Come non essere (più) prigionieri della modernità
Giuseppe De Rita e Antonio Galdo analizzano per Einaudi «il presente e le sue trappole». Dal linguaggio al lavoro, i rischi connessi alla tecnologia
La politica di oggi assomiglia al Bar Sport e «ha il timbro cacofonico di Tutto il calcio minuto per minuto», la popolarissima rubrica che ha monopolizzato dagli anni Sessanta il rito domenicale della cronaca calcistica. «Una spirale di interruzioni, minuto per minuto, dai vari stadi, per catturare l’emozione del tifoso-elettore a colpi di annunci di goal e di rigori».
Per Giuseppe De Rita e Antonio Galdo è il presentismo il male del nostro tempo ed è un morbo che ha contagiato la politica ma in realtà ha cambiato il segno dell’intera modernità. Sconvolgendo la dimensione pubblica come quella privata, le istituzioni e le imprese, fino alla sfera dei sentimenti. È un mutamento antropologico che ha fatto «prigioniero» l’uomo occidentale, la modernità dunque da sfida che presentava rischi e opportunità è diventata né più né meno che «una trappola».
È uscito in questi giorni da Einaudi Prigionieri del presente, un pamphlet scritto a quattro mani da De Rita e Galdo, una requisitoria a senso unico contro quella che viene considerata una sorta di dittatura della tecnologia. Come è tradizione del Censis l’aspetto fenomenologico è curato e ricco, manca questa volta la speranza.
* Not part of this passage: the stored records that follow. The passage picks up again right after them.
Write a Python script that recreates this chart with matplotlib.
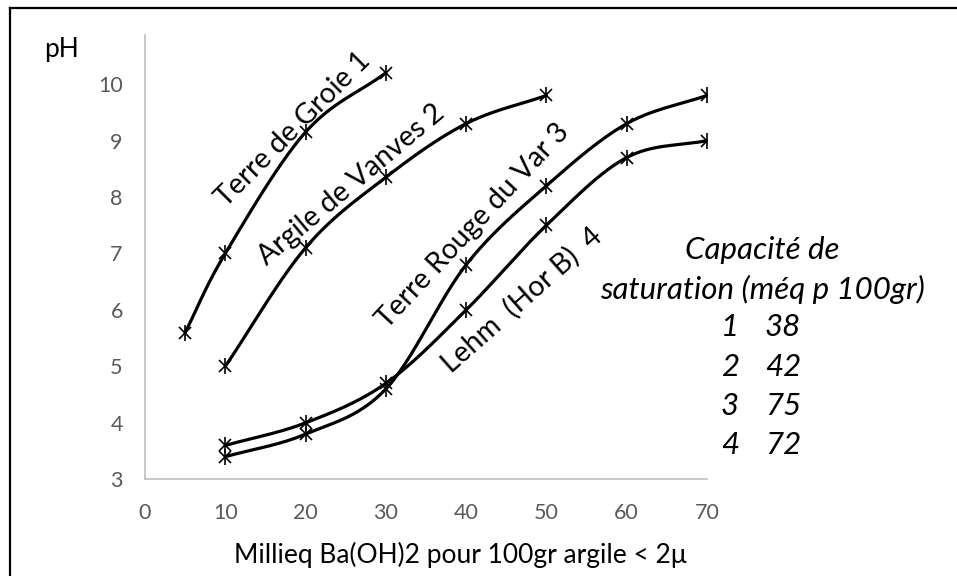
import numpy as np
import matplotlib.pyplot as plt
from matplotlib.lines import Line2D
from matplotlib.transforms import offset_copy

# data
x_groie = [5, 10, 20, 30]
ph_groie = [5.6, 7.0, 9.15, 10.2]
x_vanves = [10, 20, 30, 40, 50]
ph_vanves = [5.0, 7.1, 8.35, 9.3, 9.8]
x_var = [10, 20, 30, 40, 50, 60, 70]
ph_var = [3.4, 3.8, 4.6, 6.8, 8.2, 9.3, 9.8]
x_lehm = [10, 20, 30, 40, 50, 60, 70]
ph_lehm = [3.6, 4.0, 4.7, 6.0, 7.5, 8.7, 9.0]

curve_labels = ['Terre de Groie 1', 'Argile de Vanves 2',
                'Terre Rouge du Var 3', 'Lehm  (Hor B)  4']
sol_num = ['1', '2', '3', '4']
capacite = ['38', '42', '75', '72']


def smooth(xs, ys, n=30):
    # catmull-rom curve through the points, like the excel smoothed line
    p = np.column_stack([xs, ys]).astype(float)
    p = np.vstack([2 * p[0] - p[1], p, 2 * p[-1] - p[-2]])
    out = []
    t = np.linspace(0, 1, n)[:, None]
    for i in range(1, len(p) - 2):
        p0, p1, p2, p3 = p[i - 1], p[i], p[i + 1], p[i + 2]
        seg = 0.5 * ((2 * p1) + (-p0 + p2) * t
                     + (2 * p0 - 5 * p1 + 4 * p2 - p3) * t ** 2
                     + (-p0 + 3 * p1 - 3 * p2 + p3) * t ** 3)
        out.append(seg)
    out = np.vstack(out)
    return out[:, 0], out[:, 1]


plt.rcParams['font.family'] = ['Lato', 'DejaVu Sans']

fig = plt.figure(figsize=(9.57, 5.76), dpi=100)
ax = fig.add_axes([0.1515, 0.1679, 0.5873, 0.7713])

for xs, ys in [(x_groie, ph_groie), (x_vanves, ph_vanves),
               (x_var, ph_var), (x_lehm, ph_lehm)]:
    sx, sy = smooth(xs, ys)
    ax.plot(sx, sy, color='black', lw=2.3, solid_capstyle='round')
    ax.plot(xs, ys, 'x', color='black', ms=8.5, mew=1.2)
    ax.plot(xs, ys, '|', color='black', ms=11, mew=1.2)

ax.set_xlim(0, 70)
ax.set_ylim(3, 10.87)
ax.set_xticks(range(0, 71, 10))
ax.set_yticks(range(3, 11))
ax.tick_params(length=0, labelsize=15.5, colors='#595959')
ax.tick_params(axis='y', pad=16)
ax.tick_params(axis='x', pad=17)
for s in ['top', 'right']:
    ax.spines[s].set_visible(False)
for s in ['left', 'bottom']:
    ax.spines[s].set_color('#BFBFBF')
    ax.spines[s].set_linewidth(1.2)

# labels along the curves: baseline centre, screen angle, offset (pt) normal to the text
lab_pos = [(20.2, 8.95, 45, 8.5), (27.0, 8.00, 40, 5.5), (43.0, 7.20, 47, 11),
           (46.9, 6.17, 41.5, -6)]
for txt, (lx, ly, rot, off) in zip(curve_labels, lab_pos):
    a = np.radians(rot)
    tr = offset_copy(ax.transData, fig=fig, x=-off * np.sin(a), y=off * np.cos(a),
                     units='points')
    ax.text(lx, ly, txt, rotation=rot, fontsize=20.5, ha='center', va='baseline',
            rotation_mode='anchor', transform=tr)

fig.text(460 / 957, 1 - 555 / 576, 'Millieq Ba(OH)2 pour 100gr argile < 2\u03bc',
         fontsize=19, ha='center', va='center')
fig.text(61 / 957, 1 - 50 / 576, 'pH', fontsize=19, ha='center', va='center')

fig.text(762 / 957, 1 - 250 / 576, 'Capacité de', fontsize=22.5, style='italic',
         ha='center', va='center')
fig.text(762 / 957, 1 - 289 / 576, 'saturation (méq p 100gr)', fontsize=22.5,
         style='italic', ha='center', va='center')
for i, (n, c) in enumerate(zip(sol_num, capacite)):
    yy = 1 - (327 + i * 39.5) / 576
    fig.text(730 / 957, yy, n, fontsize=22.5, style='italic', ha='center', va='center')
    fig.text(783 / 957, yy, c, fontsize=22.5, style='italic', ha='center', va='center')

# chart border (left and top edges visible)
fig.add_artist(Line2D([9.5 / 957, 9.5 / 957], [0, 1 - 7.5 / 576], color='black', lw=1.6,
                      transform=fig.transFigure))
fig.add_artist(Line2D([9.5 / 957, 1], [1 - 7.5 / 576, 1 - 7.5 / 576], color='black', lw=1.6,
                      transform=fig.transFigure))

fig.savefig('out.png', dpi=100)
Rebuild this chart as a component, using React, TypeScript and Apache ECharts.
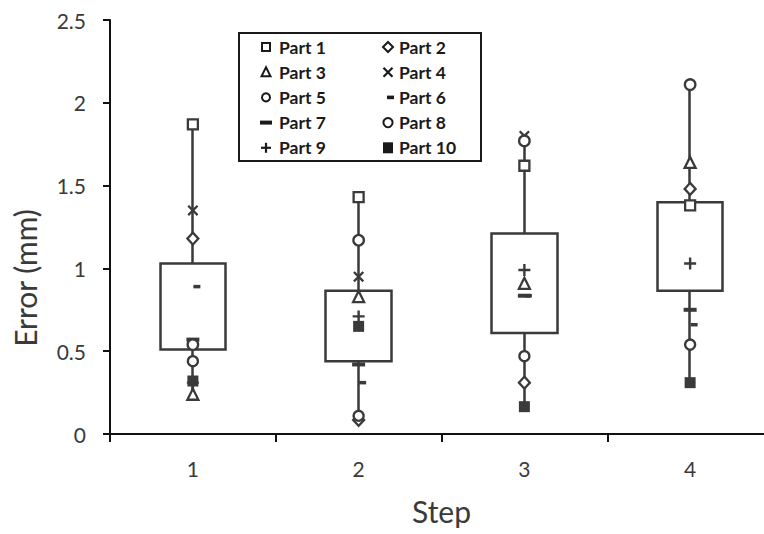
import React, { useEffect, useRef } from "react";
import * as echarts from "echarts";

// ---- data ----
const steps = ["1", "2", "3", "4"];
const partNames = ["Part 1", "Part 2", "Part 3", "Part 4", "Part 5", "Part 6", "Part 7", "Part 8", "Part 9", "Part 10"];
const part1 = [1.87, 1.43, 1.62, 1.38];
const part2 = [1.18, 0.085, 0.31, 1.48];
const part3 = [0.24, 0.83, 0.91, 1.64];
const part4 = [1.35, 0.95, 1.8, null];
const part5 = [0.44, 0.11, 0.47, 0.54];
const part6 = [0.89, 0.31, 0.835, 0.66];
const part7 = [0.57, 0.42, 0.835, 0.75];
const part8 = [0.54, 1.17, 1.77, 2.11];
const part9 = [0.31, 0.71, 0.99, 1.03];
const part10 = [0.32, 0.65, 0.165, 0.31];
const boxLow = [0.51, 0.44, 0.61, 0.865];
const boxHigh = [1.03, 0.865, 1.21, 1.4];
const yTicks = { min: 0, max: 2.5, interval: 0.5 };

const partValues: (number | null)[][] = [part1, part2, part3, part4, part5, part6, part7, part8, part9, part10];

// ---- styles ----
const INK = "#3a3a3a";
const LEG = "#1a1a1a";
const FONT = "Lato, 'Open Sans', sans-serif";

const xPath = "path://M1.5,0L5,3.5L8.5,0L10,1.5L6.5,5L10,8.5L8.5,10L5,6.5L1.5,10L0,8.5L3.5,5L0,1.5Z";
const plusPath = "path://M4,0H6V4H10V6H6V10H4V6H0V4H4Z";

const openStyle = { color: "#fff", borderColor: INK, borderWidth: 2.3, opacity: 1 };
const fillStyle = { color: INK, borderWidth: 0, opacity: 1 };

const markerStyles: any[] = [
  { symbol: "rect", symbolSize: 10, itemStyle: openStyle },
  { symbol: "diamond", symbolSize: [11, 12], itemStyle: openStyle },
  { symbol: "triangle", symbolSize: 11, itemStyle: openStyle },
  { symbol: xPath, symbolSize: 11, itemStyle: fillStyle },
  { symbol: "circle", symbolSize: 10, itemStyle: openStyle },
  { symbol: "rect", symbolSize: [7, 3.5], symbolOffset: [4, 0], itemStyle: fillStyle },
  { symbol: "rect", symbolSize: [13, 4], itemStyle: fillStyle },
  { symbol: "circle", symbolSize: 10.5, itemStyle: openStyle },
  { symbol: plusPath, symbolSize: 12, itemStyle: fillStyle },
  { symbol: "rect", symbolSize: 11, itemStyle: fillStyle },
];

function legendIcon(i: number, cx: number, cy: number): any[] {
  const open = { fill: "#fff", stroke: LEG, lineWidth: 2 };
  const solid = { fill: LEG };
  const line = { stroke: LEG, lineWidth: 2.2 };
  switch (i) {
    case 0:
      return [{ type: "rect", shape: { x: cx - 4, y: cy - 4, width: 8, height: 8 }, style: open }];
    case 1:
      return [{ type: "polygon", shape: { points: [[cx, cy - 5], [cx + 5, cy], [cx, cy + 5], [cx - 5, cy]] }, style: open }];
    case 2:
      return [{ type: "polygon", shape: { points: [[cx, cy - 5], [cx + 4.5, cy + 4], [cx - 4.5, cy + 4]] }, style: open }];
    case 3:
      return [
        { type: "line", shape: { x1: cx - 4.5, y1: cy - 4.5, x2: cx + 4.5, y2: cy + 4.5 }, style: line },
        { type: "line", shape: { x1: cx + 4.5, y1: cy - 4.5, x2: cx - 4.5, y2: cy + 4.5 }, style: line },
      ];
    case 4:
      return [{ type: "circle", shape: { cx, cy, r: 4 }, style: open }];
    case 5:
      return [{ type: "rect", shape: { x: cx - 1, y: cy - 1.8, width: 7, height: 3.6 }, style: solid }];
    case 6:
      return [{ type: "rect", shape: { x: cx - 6, y: cy - 2, width: 12, height: 4 }, style: solid }];
    case 7:
      return [{ type: "circle", shape: { cx, cy, r: 4.6 }, style: open }];
    case 8:
      return [
        { type: "line", shape: { x1: cx - 5, y1: cy, x2: cx + 5, y2: cy }, style: line },
        { type: "line", shape: { x1: cx, y1: cy - 5, x2: cx, y2: cy + 5 }, style: line },
      ];
    default:
      return [{ type: "rect", shape: { x: cx - 5, y: cy - 5.5, width: 10, height: 11 }, style: solid }];
  }
}

function buildLegend(): any[] {
  const els: any[] = [
    { type: "rect", shape: { x: 239, y: 33, width: 242, height: 128 }, style: { fill: "#fff", stroke: LEG, lineWidth: 2 } },
  ];
  partNames.forEach((name, i) => {
    const col = i % 2;
    const row = Math.floor(i / 2);
    const cy = 47 + row * 25.2;
    const iconX = col === 0 ? 266 : 388;
    const textX = col === 0 ? 279 : 399;
    els.push(...legendIcon(i, iconX, cy));
    els.push({
      type: "text",
      x: textX,
      y: cy,
      style: {
        text: name,
        font: `bold 17.5px ${FONT}`,
        fill: LEG,
        align: "left",
        textAlign: "left",
        verticalAlign: "middle",
        textVerticalAlign: "middle",
      },
    });
  });
  return els;
}

export default function App() {
  const ref = useRef<HTMLDivElement>(null);
  useEffect(() => {
    if (!ref.current) return;
    const chart = echarts.init(ref.current, undefined, { renderer: "svg" });

    const whiskerMin = steps.map((_, s) => Math.min(...partValues.map((p) => p[s]).filter((v): v is number => v != null)));
    const whiskerMax = steps.map((_, s) => Math.max(...partValues.map((p) => p[s]).filter((v): v is number => v != null)));
    const boxData = steps.map((_, s) => [boxLow[s], boxHigh[s], whiskerMin[s], whiskerMax[s]]);

    const scatterSeries = partNames.map((name, i) => ({
      type: "scatter",
      name,
      data: partValues[i].map((v, s) => (v == null ? null : [s, v])).filter((d) => d != null),
      ...markerStyles[i],
      emphasis: { disabled: true },
    }));

    chart.setOption({
      animation: false,
      backgroundColor: "#fff",
      textStyle: { fontFamily: FONT },
      grid: { left: 110, top: 20, width: 663, height: 414, outerBoundsMode: "none", containLabel: false },
      xAxis: {
        type: "category",
        data: steps,
        boundaryGap: true,
        axisLine: { show: true, lineStyle: { color: "#111", width: 2 } },
        axisTick: { show: true, length: 8, lineStyle: { color: "#111", width: 2 } },
        axisLabel: { margin: 24, fontSize: 21, color: INK, fontFamily: FONT },
        splitLine: { show: false },
        name: "Step",
        nameLocation: "middle",
        nameGap: 62,
        nameTextStyle: { fontSize: 30, color: INK, fontFamily: FONT },
      },
      yAxis: {
        type: "value",
        min: yTicks.min,
        max: yTicks.max,
        interval: yTicks.interval,
        axisLine: { show: true, lineStyle: { color: "#111", width: 2 } },
        axisTick: { show: true, length: 7, lineStyle: { color: "#111", width: 2 } },
        axisLabel: { margin: 24, fontSize: 21, color: INK, fontFamily: FONT },
        splitLine: { show: false },
      },
      series: [
        {
          type: "candlestick",
          name: "Range",
          data: boxData,
          barWidth: 66,
          itemStyle: { color: "#fff", color0: "#fff", borderColor: INK, borderColor0: INK, borderWidth: 2.5 },
          emphasis: { disabled: true },
        },
        ...scatterSeries,
      ],
      graphic: [
        {
          type: "text",
          x: 25,
          y: 278,
          rotation: Math.PI / 2,
          style: {
            text: "Error (mm)",
            font: `30px ${FONT}`,
            fill: INK,
            align: "center",
            textAlign: "center",
            verticalAlign: "middle",
            textVerticalAlign: "middle",
          },
        },
        ...buildLegend(),
      ],
    });
    return () => chart.dispose();
  }, []);
  return <div ref={ref} style={{ position: "absolute", left: 0, top: 0, width: 764, height: 534 }} />;
}
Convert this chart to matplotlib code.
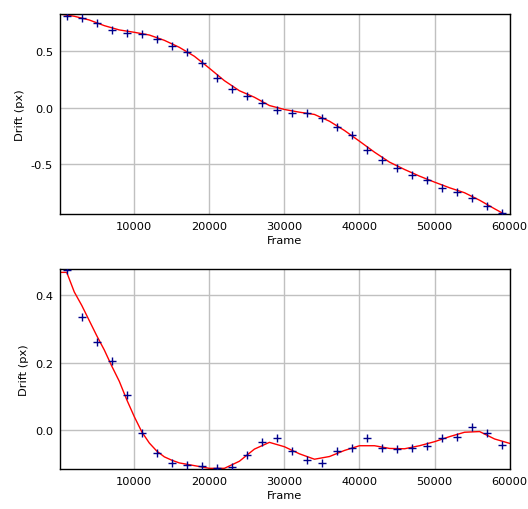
import matplotlib
matplotlib.use("Agg")
from matplotlib import pyplot as plt
from matplotlib.ticker import FormatStrFormatter, MultipleLocator

# frames of the measured points (every 2000 frames)
frames_pts = [1000 + 2000 * i for i in range(30)]

# drift points, top panel
drift_top = [0.815, 0.795, 0.75, 0.69, 0.665, 0.656, 0.606, 0.55, 0.494, 0.40,
             0.261, 0.167, 0.105, 0.045, -0.021, -0.042, -0.05, -0.086, -0.17, -0.239,
             -0.375, -0.464, -0.535, -0.594, -0.636, -0.712, -0.742, -0.795, -0.872, -0.935]

# drift points, bottom panel
drift_bot = [0.475, 0.337, 0.262, 0.206, 0.103, -0.007, -0.069, -0.096, -0.104, -0.107,
             -0.113, -0.108, -0.074, -0.034, -0.022, -0.061, -0.088, -0.096, -0.062, -0.054,
             -0.024, -0.054, -0.057, -0.054, -0.046, -0.022, -0.019, 0.01, -0.008, -0.043]

# smooth fitted curve, top panel
frames_fit = [0, 2000, 4000, 6000, 8000, 10000, 12000, 14000, 16000, 18000, 20000,
              22000, 24000, 26000, 28000, 30000, 32000, 34000, 36000, 38000, 40000,
              42000, 44000, 46000, 48000, 50000, 52000, 54000, 56000, 58000, 59400]
fit_top = [0.83, 0.81, 0.777, 0.727, 0.689, 0.668, 0.644, 0.597, 0.535, 0.456, 0.35,
           0.24, 0.151, 0.093, 0.02, -0.015, -0.039, -0.059, -0.119, -0.201, -0.296,
           -0.393, -0.481, -0.546, -0.605, -0.658, -0.708, -0.752, -0.818, -0.894, -0.945]

# smooth fitted curve, bottom panel
frames_fit_b = [0, 1000, 2000, 3000, 4000, 5000, 6000, 7000, 8000, 9000, 10000, 11000,
                12000, 13000, 14000, 15000, 16000, 18000, 20000, 22000, 24000, 26000,
                28000, 30000, 32000, 34000, 36000, 38000, 40000, 42000, 44000, 46000,
                48000, 50000, 52000, 54000, 56000, 58000, 60000]
fit_bot = [0.468, 0.468, 0.41, 0.37, 0.325, 0.28, 0.238, 0.19, 0.145, 0.09, 0.04, -0.005,
           -0.038, -0.062, -0.079, -0.089, -0.097, -0.105, -0.113, -0.113, -0.092, -0.056,
           -0.036, -0.049, -0.070, -0.086, -0.078, -0.060, -0.046, -0.046, -0.054, -0.055,
           -0.046, -0.034, -0.019, -0.006, -0.004, -0.026, -0.039]

plt.rcParams['axes.unicode_minus'] = False
plt.rcParams['font.family'] = 'DejaVu Sans'
plt.rcParams['font.size'] = 8.2

fig = plt.figure(figsize=(5.28, 5.10), dpi=100)
ax1 = fig.add_axes([60 / 528, 1 - 215 / 510, 450 / 528, 200 / 510])
ax2 = fig.add_axes([60 / 528, 1 - 470 / 510, 450 / 528, 200 / 510])

def estilo(ax, fx, fy, px, py, ylim, paso):
    ax.plot(fx, fy, color='red', lw=1.0, zorder=2)
    ax.plot(px, py, linestyle='none', marker='+', color='#00008b',
            markersize=5.5, markeredgewidth=1.0, zorder=3)
    ax.set_xlim(100, 60050)
    ax.set_ylim(*ylim)
    ax.xaxis.set_major_locator(MultipleLocator(10000))
    ax.yaxis.set_major_locator(MultipleLocator(paso))
    ax.yaxis.set_major_formatter(FormatStrFormatter('%.1f'))
    ax.grid(True, color='#c0c0c0', lw=1.0)
    ax.set_axisbelow(True)
    ax.tick_params(length=0, pad=5)
    for s in ax.spines.values():
        s.set_linewidth(1.0)
    ax.set_xlabel('Frame', labelpad=3)
    ax.set_ylabel('Drift (px)', labelpad=4)

estilo(ax1, frames_fit, fit_top, frames_pts, drift_top, (-0.94, 0.83), 0.5)
estilo(ax2, frames_fit_b, fit_bot, frames_pts, drift_bot, (-0.115, 0.478), 0.2)

fig.savefig('out.png', dpi=100)
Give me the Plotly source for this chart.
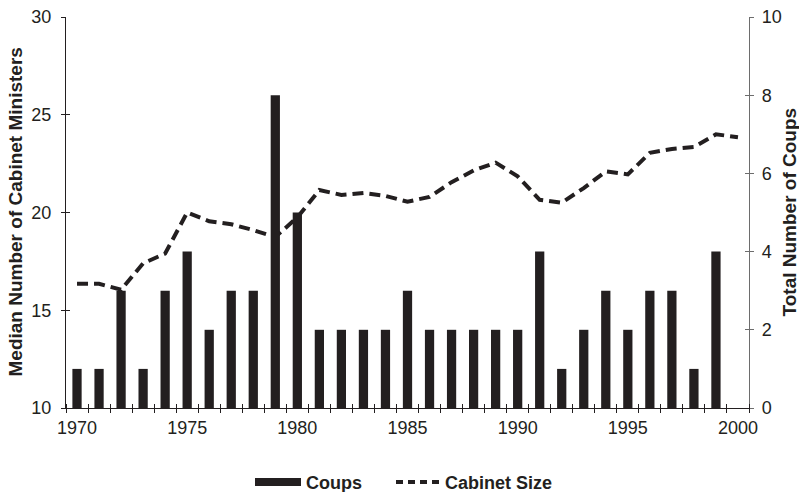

Non si intravede né nella solidità della tradizione né nelle forze che attraversano la modernità cercando di costruire contrappesi e nuove regole.
Persino il linguaggio è stato umiliato dalla modernità. «Gli italiani parlano sempre peggio, in privato e in pubblico: hanno imbarbarito la loro lingua nazionale e hanno adottato la tachigrafia di Whatsapp che nella smania del linguaggio presentista usa sigle e deforma pronomi». Non contenti De Rita e Galdo si incaricano di difendere dalla modernità anche il funzionamento del nostro cervello. «Nel Duemila eravamo capaci di prestare attenzione per 12 secondi consecutivi, oggi a stento riusciamo ad arrivare a 8. Siamo meno concentrati dei pesci rossi che arrivano a 9».
Sul lavoro poi piove. Gli autori raccontano come nella Silicon Valley «si è formata addirittura una nuova categoria di homeless, senzatetto invisibili e sparsi sul territorio, dormono in una macchina e sommano lavoretti che non bastano per permettersi un appartamento». E i lavoretti sono un piatto forte del pamphlet, «con il nuovo millennio ci siamo ritrovati a fare i conti non più con la difesa del lavoro ma con la sua sopravvivenza», il laburismo è stravolto dal presentismo.
Il caso che indigna di più gli autori è quello dei rider, «40 ordinazioni in tre ore e il rischio di finire sotto una macchina per l’asfalto bagnato» ma anche l’aumento di colf e badanti che ha spinto le donne a praticare mestieri che avevamo appaltato agli stranieri. E in questa difesa del lavoro gli autori arrivano a solidarizzare persino con i tassisti «le cui ragioni non sono infondate di fronte a colossi come Uber che sommano innovazione e deregulation». E quindi finiscono per incarnare «l’interesse generale del Paese».